## Start

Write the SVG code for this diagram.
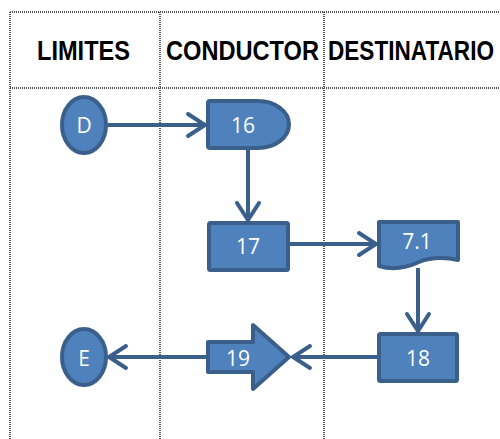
<svg xmlns="http://www.w3.org/2000/svg" width="500" height="439" viewBox="0 0 500 439">
  <style>
    .grid { stroke: #555; stroke-width: 2; stroke-dasharray: 1 1; fill: none; }
    .head { font-family: "Liberation Sans", Arial, sans-serif; font-weight: bold; font-size: 27px; fill: #000; }
    .shape { fill: #4F81BD; stroke: #3A5F8B; stroke-width: 4; stroke-linejoin: round; }
    .label { font-family: "Open Sans", "Liberation Sans", sans-serif; font-size: 21px; fill: #fff; text-anchor: middle; }
    .conn { stroke: #3A5F8B; stroke-width: 4; fill: none; marker-end: url(#chevron); }
  </style>
  <defs>
    <marker id="chevron" markerUnits="userSpaceOnUse" viewBox="-24 -16 30 32" markerWidth="30" markerHeight="32" refX="0" refY="0" orient="auto">
      <path d="M-18,-11 L-1,0 L-18,11" fill="none" stroke="#3A5F8B" stroke-width="4" stroke-linecap="round" stroke-linejoin="miter"/>
    </marker>
  </defs>

  <rect width="500" height="439" fill="#fff"/>

  <!-- table grid -->
  <g id="grid">
    <line class="grid" x1="10" y1="12" x2="500" y2="12"/>
    <line class="grid" x1="10" y1="88" x2="500" y2="88"/>
    <line class="grid" x1="10" y1="12" x2="10" y2="439"/>
    <line class="grid" x1="160" y1="12" x2="160" y2="439"/>
    <line class="grid" x1="324" y1="12" x2="324" y2="439"/>
  </g>

  <!-- column headers -->
  <g id="headers">
    <text class="head" x="37" y="60" textLength="93" lengthAdjust="spacingAndGlyphs">LIMITES</text>
    <text class="head" x="166" y="60" textLength="153" lengthAdjust="spacingAndGlyphs">CONDUCTOR</text>
    <text class="head" x="328" y="60" textLength="166" lengthAdjust="spacingAndGlyphs">DESTINATARIO</text>
  </g>

  <!-- connectors -->
  <g id="connectors">
    <path class="conn" d="M108,125 H206"/>
    <path class="conn" d="M248,150 V221"/>
    <path class="conn" d="M290,244 H377"/>
    <path class="conn" d="M418,268 V332"/>
    <path class="conn" d="M377,357 H292"/>
    <path class="conn" d="M206,357 H108"/>
  </g>

  <g id="node-D">
    <ellipse class="shape" cx="84" cy="125" rx="22" ry="28"/>
    <text class="label" x="84" y="133">D</text>
  </g>

  <g id="node-16">
    <path class="shape" d="M210,101 H258 A31,23.5 0 0 1 258,148 H210 Q208,148 208,146 V103 Q208,101 210,101 Z"/>
    <text class="label" x="243" y="133">16</text>
  </g>

  <g id="node-17">
    <rect class="shape" x="209" y="223" width="79" height="47" rx="1.5"/>
    <text class="label" x="248" y="254">17</text>
  </g>

  <g id="node-7-1">
    <path class="shape" d="M379,222 H458 V260 C446,257 430,257 419,262 C406,268 392,270 379,266 Z"/>
    <text class="label" x="417" y="249">7.1</text>
  </g>

  <g id="node-18">
    <rect class="shape" x="379" y="334" width="78" height="47" rx="1.5"/>
    <text class="label" x="418" y="366">18</text>
  </g>

  <g id="node-19">
    <path class="shape" d="M208,342 H253 V325 L289,357 L253,389 V372 H208 Z"/>
    <text class="label" x="238" y="366">19</text>
  </g>

  <g id="node-E">
    <ellipse class="shape" cx="84" cy="357" rx="22" ry="28"/>
    <text class="label" x="84" y="366">E</text>
  </g>
</svg>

## End

Output an exact copy of the material, with the pictures removed.

Write the SVG code for this diagram.
<svg xmlns="http://www.w3.org/2000/svg" width="500" height="439" viewBox="0 0 500 439">
  <style>
    .grid { stroke: #555; stroke-width: 2; stroke-dasharray: 1 1; fill: none; }
    .head { font-family: "Liberation Sans", Arial, sans-serif; font-weight: bold; font-size: 27px; fill: #000; }
    .shape { fill: #4F81BD; stroke: #3A5F8B; stroke-width: 4; stroke-linejoin: round; }
    .label { font-family: "Open Sans", "Liberation Sans", sans-serif; font-size: 21px; fill: #fff; text-anchor: middle; }
    .conn { stroke: #3A5F8B; stroke-width: 4; fill: none; marker-end: url(#chevron); }
  </style>
  <defs>
    <marker id="chevron" markerUnits="userSpaceOnUse" viewBox="-24 -16 30 32" markerWidth="30" markerHeight="32" refX="0" refY="0" orient="auto">
      <path d="M-18,-11 L-1,0 L-18,11" fill="none" stroke="#3A5F8B" stroke-width="4" stroke-linecap="round" stroke-linejoin="miter"/>
    </marker>
  </defs>

  <rect width="500" height="439" fill="#fff"/>

  <!-- table grid -->
  <g id="grid">
    <line class="grid" x1="10" y1="12" x2="500" y2="12"/>
    <line class="grid" x1="10" y1="88" x2="500" y2="88"/>
    <line class="grid" x1="10" y1="12" x2="10" y2="439"/>
    <line class="grid" x1="160" y1="12" x2="160" y2="439"/>
    <line class="grid" x1="324" y1="12" x2="324" y2="439"/>
  </g>

  <!-- column headers -->
  <g id="headers">
    <text class="head" x="37" y="60" textLength="93" lengthAdjust="spacingAndGlyphs">LIMITES</text>
    <text class="head" x="166" y="60" textLength="153" lengthAdjust="spacingAndGlyphs">CONDUCTOR</text>
    <text class="head" x="328" y="60" textLength="166" lengthAdjust="spacingAndGlyphs">DESTINATARIO</text>
  </g>

  <!-- connectors -->
  <g id="connectors">
    <path class="conn" d="M108,125 H206"/>
    <path class="conn" d="M248,150 V221"/>
    <path class="conn" d="M290,244 H377"/>
    <path class="conn" d="M418,268 V332"/>
    <path class="conn" d="M377,357 H292"/>
    <path class="conn" d="M206,357 H108"/>
  </g>

  <g id="node-D">
    <ellipse class="shape" cx="84" cy="125" rx="22" ry="28"/>
    <text class="label" x="84" y="133">D</text>
  </g>

  <g id="node-16">
    <path class="shape" d="M210,101 H258 A31,23.5 0 0 1 258,148 H210 Q208,148 208,146 V103 Q208,101 210,101 Z"/>
    <text class="label" x="243" y="133">16</text>
  </g>

  <g id="node-17">
    <rect class="shape" x="209" y="223" width="79" height="47" rx="1.5"/>
    <text class="label" x="248" y="254">17</text>
  </g>

  <g id="node-7-1">
    <path class="shape" d="M379,222 H458 V260 C446,257 430,257 419,262 C406,268 392,270 379,266 Z"/>
    <text class="label" x="417" y="249">7.1</text>
  </g>

  <g id="node-18">
    <rect class="shape" x="379" y="334" width="78" height="47" rx="1.5"/>
    <text class="label" x="418" y="366">18</text>
  </g>

  <g id="node-19">
    <path class="shape" d="M208,342 H253 V325 L289,357 L253,389 V372 H208 Z"/>
    <text class="label" x="238" y="366">19</text>
  </g>

  <g id="node-E">
    <ellipse class="shape" cx="84" cy="357" rx="22" ry="28"/>
    <text class="label" x="84" y="366">E</text>
  </g>
</svg>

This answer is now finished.